From the text of BTW, the hypothetical business as usual (BAU) scenario for 2030 is 68 GtCO2e. The most optimistic scenario for emissions from the INDCs (and pessimistic for economic growth in the emerging economies) us that 2030 emissions will be 52 GtCO2e. The sophisticated climate projection models have whispered in code to the climate scientists that to be on target for the limit of 2.0°C, 2030 emissions show be not more than 36 GtCO2e. The mathematicians will be able to determine that 52 is exactly halfway between 36 and 68.
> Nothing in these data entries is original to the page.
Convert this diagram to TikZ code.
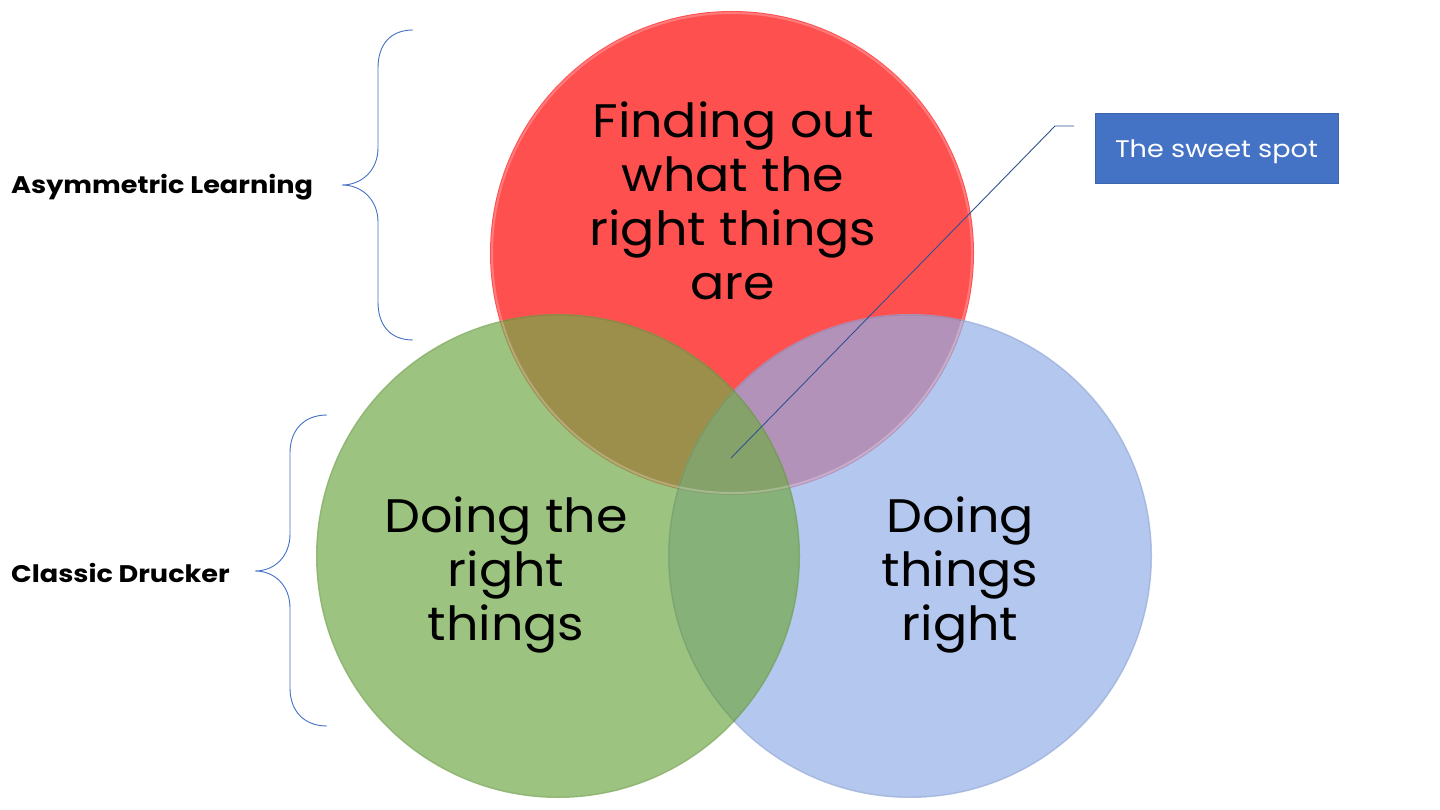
\documentclass[tikz,border=0pt]{standalone}
\usepackage{fontspec}
\setmainfont{Poppins}
\newfontfamily\bigf{Poppins}[FakeStretch=1.08]
\newfontfamily\labf{Poppins}[FakeStretch=1.13]
\definecolor{cred}{RGB}{255,80,80}
\definecolor{cgreen}{RGB}{115,169,74}
\definecolor{cblue}{RGB}{148,175,231}
\definecolor{bracec}{RGB}{68,114,196}
\definecolor{boxc}{RGB}{68,114,196}
\definecolor{boxb}{RGB}{60,100,175}
\definecolor{linec}{RGB}{47,82,143}
\tikzset{
  vennc/.style={circle, minimum size=484pt, inner sep=0pt},
  bigtext/.style={align=center, font=\bigf\fontsize{47}{54}\selectfont, text=black},
  sidelabel/.style={anchor=west, font=\labf\bfseries\fontsize{24}{28}\selectfont, text=black, inner sep=0pt},
  bracestyle/.style={draw=bracec, line width=0.9pt},
  sweetbox/.style={draw=boxb, fill=boxc, text=white, minimum width=243pt, minimum height=70pt, font=\labf\fontsize{24}{28}\selectfont, inner sep=0pt, text height=24pt, text depth=4pt},
  leader/.style={draw=linec, line width=0.9pt}
}
\begin{document}
\begin{tikzpicture}[x=1pt,y=-1pt]
\useasboundingbox (0,0) rectangle (1440,810);
% circles
\node[vennc, fill=cred] (red) at (732,253) {};
\node[vennc, fill=cblue, fill opacity=0.7] (blue) at (910,556) {};
\node[vennc, fill=cgreen, fill opacity=0.7] (green) at (558,556) {};
% soft rims
\draw[white, opacity=0.25, line width=2pt] (red.center) circle (240pt);
\draw[black, opacity=0.08, line width=1pt] (blue.center) circle (241pt);
\draw[black, opacity=0.08, line width=1pt] (green.center) circle (241pt);
% texts
\node[bigtext] (tred) at (733,201) {Finding out\\what the\\right things\\are};
\node[bigtext] (tgreen) at (506,575) {Doing the\\right\\things};
\node[bigtext] (tblue) at (960,575) {Doing\\things\\right};
% side labels
\node[sidelabel] (asym) at (11,187) {Asymmetric Learning};
\node[sidelabel] (classic) at (11,573) {Classic Drucker};
% braces
\coordinate (b1tip) at (342,185);
\coordinate (b2tip) at (255,571);
\draw[bracestyle] (413,30) .. controls (390,30) and (378,45) .. (378,68)
  -- (378,148) .. controls (378,170) and (362,185) .. (b1tip)
  .. controls (362,185) and (378,200) .. (378,222)
  -- (378,302) .. controls (378,325) and (390,340) .. (413,340);
\draw[bracestyle] (327,415) .. controls (304,415) and (290,430) .. (290,453)
  -- (290,534) .. controls (290,556) and (275,571) .. (b2tip)
  .. controls (275,571) and (290,586) .. (290,608)
  -- (290,688) .. controls (290,711) and (304,726) .. (327,726);
% sweet spot
\node[sweetbox] (sweet) at (1216.5,148) {The sweet spot};
\coordinate (spot) at (731,458);
\coordinate (bend) at (1055,126);
\coordinate (lend) at (1074,126);
\draw[leader] (spot) -- (bend) -- (lend);
\end{tikzpicture}
\end{document}
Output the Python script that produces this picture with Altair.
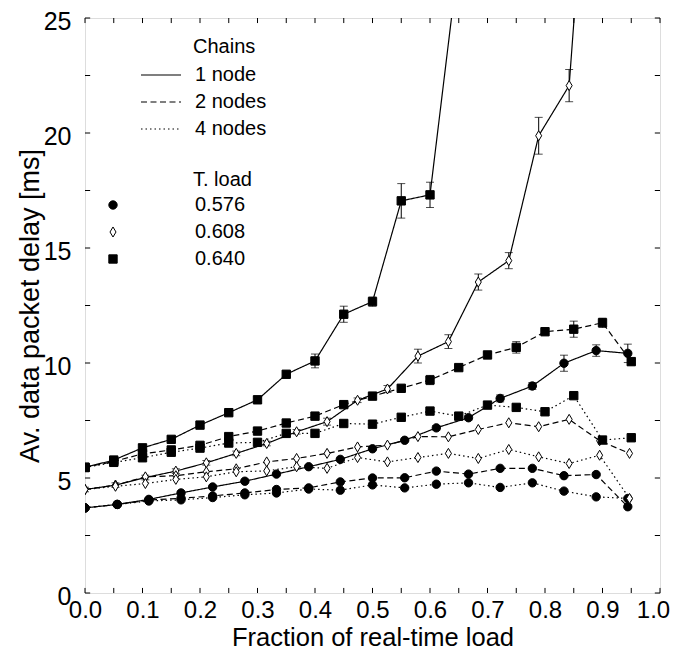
import altair as alt
import pandas as pd

# ---------------- data ----------------
# x positions (fraction of real-time load) for each T. load
x_576 = [0.000, 0.056, 0.111, 0.167, 0.222, 0.278, 0.333, 0.389, 0.444, 0.500,
         0.556, 0.611, 0.667, 0.722, 0.778, 0.833, 0.889, 0.944]
x_608 = [0.000, 0.053, 0.105, 0.158, 0.211, 0.263, 0.316, 0.368, 0.421, 0.474,
         0.526, 0.579, 0.632, 0.684, 0.737, 0.789, 0.842, 0.895, 0.947]
x_640 = [0.00, 0.05, 0.10, 0.15, 0.20, 0.25, 0.30, 0.35, 0.40, 0.45,
         0.50, 0.55, 0.60, 0.65, 0.70, 0.75, 0.80, 0.85, 0.90, 0.95]

# 1 node
c1 = [3.70, 3.85, 4.07, 4.35, 4.61, 4.86, 5.17, 5.49, 5.81, 6.27,
      6.64, 7.18, 7.62, 8.46, 9.00, 9.99, 10.54, 10.42]
d1 = [4.50, 4.69, 5.02, 5.30, 5.66, 6.07, 6.50, 7.01, 7.45, 8.38,
      8.87, 10.30, 10.93, 13.52, 14.45, 19.88, 22.06, 40.0]
s1 = [5.46, 5.78, 6.31, 6.68, 7.30, 7.84, 8.40, 9.51, 10.09, 12.12,
      12.67, 17.05, 17.31, 27.6]
# 2 nodes
c2 = [3.70, 3.85, 4.04, 4.12, 4.22, 4.35, 4.50, 4.57, 4.83, 5.00,
      5.01, 5.30, 5.17, 5.42, 5.42, 5.10, 5.15, 3.75]
d2 = [4.50, 4.69, 5.05, 5.10, 5.27, 5.40, 5.70, 5.85, 6.07, 6.35,
      6.43, 6.80, 6.79, 7.11, 7.40, 7.23, 7.55, 6.62, 6.07]
s2 = [5.46, 5.72, 6.05, 6.22, 6.42, 6.80, 7.04, 7.39, 7.69, 8.19,
      8.56, 8.90, 9.26, 9.80, 10.35, 10.68, 11.36, 11.47, 11.75, 10.06]
# 4 nodes
c4 = [3.70, 3.85, 4.00, 4.05, 4.15, 4.27, 4.35, 4.52, 4.47, 4.70,
      4.57, 4.73, 4.79, 4.59, 4.79, 4.43, 4.18, 4.11]
d4 = [4.50, 4.64, 4.76, 4.94, 5.05, 5.27, 5.31, 5.49, 5.42, 5.89,
      5.70, 5.89, 6.07, 5.85, 6.24, 5.92, 5.63, 5.99, 4.11]
s4 = [5.46, 5.68, 5.88, 6.12, 6.30, 6.52, 6.55, 6.94, 6.94, 7.37,
      7.34, 7.64, 7.91, 7.69, 8.17, 8.07, 7.88, 8.58, 6.65, 6.75]

# half-widths of the error bars that are visible
e_c1 = [0.05, 0.05, 0.05, 0.05, 0.05, 0.05, 0.05, 0.05, 0.05, 0.05,
        0.05, 0.10, 0.10, 0.15, 0.15, 0.35, 0.25, 0.40]
e_d1 = [0.10, 0.10, 0.10, 0.10, 0.10, 0.10, 0.10, 0.10, 0.15, 0.10,
        0.15, 0.30, 0.30, 0.35, 0.35, 0.80, 0.70, 0.00]
e_s1 = [0.10, 0.10, 0.15, 0.12, 0.10, 0.10, 0.15, 0.10, 0.30, 0.35,
        0.20, 0.75, 0.55, 0.00]
e_s2 = [0.10, 0.10, 0.10, 0.10, 0.10, 0.10, 0.10, 0.10, 0.10, 0.10,
        0.10, 0.10, 0.20, 0.10, 0.10, 0.25, 0.10, 0.35, 0.20, 0.15]

chains = ["1 node", "2 nodes", "4 nodes"]
loads = ["0.576", "0.608", "0.640"]

x_ticks = [0.00, 0.05, 0.10, 0.15, 0.20, 0.25, 0.30, 0.35, 0.40, 0.45, 0.50,
           0.55, 0.60, 0.65, 0.70, 0.75, 0.80, 0.85, 0.90, 0.95, 1.00]
y_ticks = [0, 2.5, 5, 7.5, 10, 12.5, 15, 17.5, 20, 22.5, 25]
x_labels = [0.0, 0.1, 0.2, 0.3, 0.4, 0.5, 0.6, 0.7, 0.8, 0.9, 1.0]
y_labels = [0, 5, 10, 15, 20, 25]

# ---------------- tables ----------------
rows = []
def add(xs, ys, errs, chain, load):
    for i, y in enumerate(ys):
        rows.append({"x": xs[i], "y": y, "err": errs[i] if errs else 0.0,
                     "chain": chain, "load": load, "series": chain + "|" + load})

add(x_576, c1, e_c1, "1 node", "0.576")
add(x_608, d1, e_d1, "1 node", "0.608")
add(x_640, s1, e_s1, "1 node", "0.640")
add(x_576, c2, None, "2 nodes", "0.576")
add(x_608, d2, None, "2 nodes", "0.608")
add(x_640, s2, e_s2, "2 nodes", "0.640")
add(x_576, c4, None, "4 nodes", "0.576")
add(x_608, d4, None, "4 nodes", "0.608")
add(x_640, s4, None, "4 nodes", "0.640")

df = pd.DataFrame(rows)
df["lo"] = df["y"] - df["err"]
df["hi"] = df["y"] + df["err"]
err_df = df[df["err"] > 0]

FONT = "Liberation Sans"
xs = alt.Scale(domain=[0, 1], nice=False, zero=False)
ys = alt.Scale(domain=[0, 25], nice=False, zero=False)

x_enc = alt.X("x:Q", scale=xs, title="Fraction of real-time load",
              axis=alt.Axis(values=x_labels, format=".1f", ticks=False, domain=False,
                            grid=False, labelFontSize=24, titleFontSize=25.5,
                            labelPadding=5, titlePadding=3, labelColor="black",
                            titleColor="black", titleFontWeight="normal",
                            labelFlush=False, labelOverlap=False,
                            labelOffset={"condition": {"test": "datum.value >= 1",
                                                       "value": -7},
                                         "value": 0},
                            labelFont=FONT, titleFont=FONT))
y_enc = alt.Y("y:Q", scale=ys, title="Av. data packet delay [ms]",
              axis=alt.Axis(values=y_labels, ticks=False, domain=False, grid=False,
                            labelFontSize=25, titleFontSize=27, labelPadding=14,
                            titlePadding=-1, labelColor="black", titleColor="black",
                            titleFontWeight="normal", labelFlush=False, labelOffset=3,
                            labelOverlap=False, labelFont=FONT, titleFont=FONT))

LFS = 20
dash_legend = alt.Legend(title="Chains", orient="none", legendX=108, legendY=19,
                         symbolType="M-2,0L2,0", symbolSize=400, symbolStrokeWidth=1.2,
                         symbolStrokeColor="black", symbolFillColor="transparent",
                         labelFontSize=LFS, titleFontSize=LFS,
                         titleFontWeight="normal", labelFont=FONT, titleFont=FONT,
                         labelColor="black", titleColor="black", labelOffset=23,
                         rowPadding=6, titlePadding=7, padding=0,
                         symbolOffset=-43)

lines = alt.Chart(df).mark_line(color="black", strokeWidth=1.2, clip=True).encode(
    x=x_enc, y=y_enc,
    strokeDash=alt.StrokeDash("chain:N",
                              scale=alt.Scale(domain=chains,
                                              range=[[1, 0], [6, 3.5], [1.5, 3]]),
                              legend=dash_legend),
    detail="series:N",
    order="x:Q",
)

errs = alt.Chart(err_df).mark_rule(color="black", strokeWidth=1, clip=True).encode(
    x="x:Q", y="lo:Q", y2="hi:Q")
caps_lo = alt.Chart(err_df).mark_tick(color="black", orient="horizontal", size=8,
                                      thickness=1, clip=True).encode(x="x:Q", y="lo:Q")
caps_hi = alt.Chart(err_df).mark_tick(color="black", orient="horizontal", size=8,
                                      thickness=1, clip=True).encode(x="x:Q", y="hi:Q")

shape_legend = alt.Legend(title="T. load", orient="none", legendX=108, legendY=152,
                          symbolSize=70, symbolStrokeColor="black",
                          symbolStrokeWidth=1, labelFontSize=LFS, titleFontSize=LFS,
                          titleFontWeight="normal", labelFont=FONT, titleFont=FONT,
                          labelColor="black", titleColor="black", labelOffset=72,
                          rowPadding=7, titlePadding=5, padding=0,
                          symbolOffset=-90)

diamond = "M0,-1.2L0.72,0L0,1.2L-0.72,0Z"
points = alt.Chart(df).mark_point(filled=False, color="black", stroke="black",
                                  strokeWidth=1, size=70, opacity=1, clip=True).encode(
    x="x:Q", y="y:Q",
    shape=alt.Shape("load:N", scale=alt.Scale(domain=loads,
                                              range=["circle", diamond, "square"]),
                    legend=shape_legend),
    fill=alt.Fill("load:N", scale=alt.Scale(domain=loads,
                                            range=["black", "white", "black"]),
                  legend=shape_legend),
    stroke=alt.Stroke("load:N", scale=alt.Scale(domain=loads,
                                                range=["black", "black", "black"]),
                      legend=shape_legend),
)

tick_b = alt.Chart(pd.DataFrame({"t": x_ticks})).mark_rule(color="black", strokeWidth=1).encode(
    x="t:Q", y=alt.datum(0), y2=alt.datum(0.22))
tick_t = alt.Chart(pd.DataFrame({"t": x_ticks})).mark_rule(color="black", strokeWidth=1).encode(
    x="t:Q", y=alt.datum(25), y2=alt.datum(24.78))
tick_l = alt.Chart(pd.DataFrame({"t": y_ticks})).mark_rule(color="black", strokeWidth=1).encode(
    y="t:Q", x=alt.datum(0), x2=alt.datum(0.009))
tick_r = alt.Chart(pd.DataFrame({"t": y_ticks})).mark_rule(color="black", strokeWidth=1).encode(
    y="t:Q", x=alt.datum(1), x2=alt.datum(0.991))

chart = alt.layer(lines, errs, caps_lo, caps_hi, points, tick_b, tick_t, tick_l, tick_r).resolve_scale(
    strokeDash="independent"
).properties(
    width=575, height=575,
    autosize=alt.AutoSizeParams(type="none"),
    padding={"left": 77, "top": 10, "right": 10, "bottom": 58},
).configure_view(stroke="black", strokeWidth=1.5).configure(background="white")

chart.save("out.html", embed_options={"renderer": "svg", "actions": False})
Now for the really difficult bit. I have just spent the last half hour in the shed manically cranking the handle of my patent beancounter extrapolator machine to get this result. By extrapolating this halfway result for the forecast period 2010-2030 through to 2100 my extrapolator tells me the INDCs are halfway to reaching the 2.0°C maximum warming target.

As Bob Ward will no doubt point out in his forthcoming rebuttal of Bjorn Lomborg’s paper, it is only true climate scientists who can reach such levels of analysis and understanding.

I accept no liability for any injuries caused, whether physical or psychological, by people foolishly trying to replicate this advanced result. Please leave this to the experts.

But there is a serious side to this policy advocacy. The Grantham Institute, along with others, is utterly misrepresenting the effectiveness of policy to virtually every government on the planet. Lomborg shows by rigorous means that policy is ineffective even if loads of ridiculous assumptions are made, whether on climate science forecasting, policy theory, technological solutions, government priorities, or the ability of  current governments to make policy commitments for governments for decades ahead. My prediction is that the reaction of the Grantham Institute, along with plenty of others, is a thuggish denunciation of Lomborg. What they will not consider is the rational response to wide differences of interpretation. That is to compare and contrast the arguments and the assumptions made, both explicit and implicit.